Today was the Moore High School Homecoming Parade. And as we stood outside at the street and watched the students coming, I was trying to see the students that had touched my life and then moved on to high school. The pride in my chest was so big as I saw them and they waved. And my heart grew ? how many sizes today. And I just want them to succeed and be the best that they can be. I want them to enjoy being kids and I want them to reach the stars. I want the hard lessons to touch them in only positive ways.

I know I have grown since my children were this age. And the advice I gave them, probably wasn't the best. I know just by the way they have grown up, I got some of the important things right. They are kind and compassionate humans that care for other people. They love each other and their families. They respect Mike and I.

But I feel guilty that I wasn't always the person they needed me to be. I have to say I am not as open minded as I should be, but I am getting better. I do believe there is such a thing as being too open minded, but enough said about that. As far as my kids, I could write for days on how badly I messed up as a parent. I hope they know I love them, and when I was psycho mom, it was more about me than it was about them. And it is a price children pay when you have them too young literally and emotionally. Of course all parents make mistakes...you just love your children and do the best you can.

Back to my school kids. I have this thing called "can't keep my mouth shut when I have an opinion". Well not exactly my mouth, but more my fingers. So over the past 2 years, most of my kids want to be my friend on Facebook. Of course I will be your friend. But when you post something on line, you risk me telling you how I feel about it. And if I think there might be a lesson to learn, or if I can think of some thing that I think would be good advice, I am going to tell you. If you are being a diva, I might tell you. I am going to tell you how beautiful you are whether you want to hear it or not.

Now all of this being said, I just have to say I love all my students. And unlike the teachers.. I see these kids in may different scenarios. It is hard to be a brand new teenager. All those hormones...mixing you up. All the peer pressure to fit in. The social stuff at school is so important. But we still have to fit school in there somewhere. At the age when we have decided that our parents and teachers are just plain stupid. And we feel that nothing we do is good enough. And the pull between doing what is right and what we really want to try. And why are the consequences so hard....And then zits and braces and hair that won't look like every one else.

So here I am on Facebook and these kids respect me enough to want to be my friend. I am sure parents are saying who is this crazy lady. But even though I don't like being this old woman, these kids act like they have a respect for me...."ME???" Goodness Gracious...why??? But they do. And when I see that they are having a hard time, I can't keep my mouth shut. I do try to come across to them that their Parents, Teachers, and Clergy Person are the most important and what they say is the rule. I think sometimes they need to hear from someone who is not a parent, or relative that they are special and beautiful. You know..it is like, your parents have to love us, but Mrs. Mathes said that about me.???Maybe it's true. I had a teacher like that. I observed the way that she made the kids that maybe didn't fit in anywhere feel special. Those kids that had to have a little more pushing to get their work in...maybe a trouble maker in another class. She made them feel good about themselves. I hope I can do this for my kids. They are so worth it.

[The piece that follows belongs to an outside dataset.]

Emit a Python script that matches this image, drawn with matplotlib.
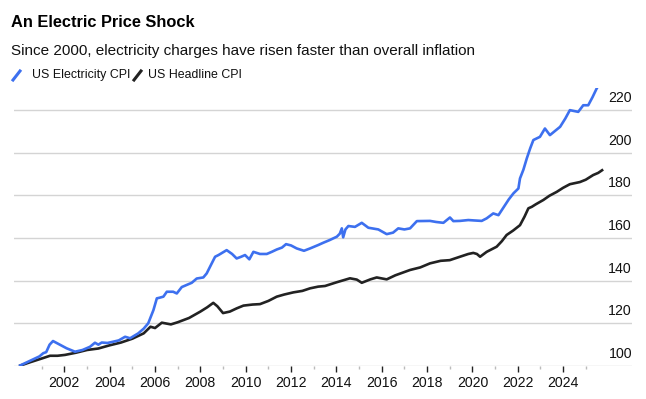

I hope that they can see I really, really mean it.  I also try to make them understand that the teacher that pushes them, really loves them.. Mrs. Yaffe is a great woman who has been teaching a very long time. She pushes them because she knows that if she doesn't...they will have a very difficult time in school and life. I hope I can make them see to grasp all that these special teachers can and will give them.

I warned you this was going to be long. All this to say...I love love love my job...love the kids, wish I had been a teacher when I grew up, hope the kids respect me and learn how very special and important they are.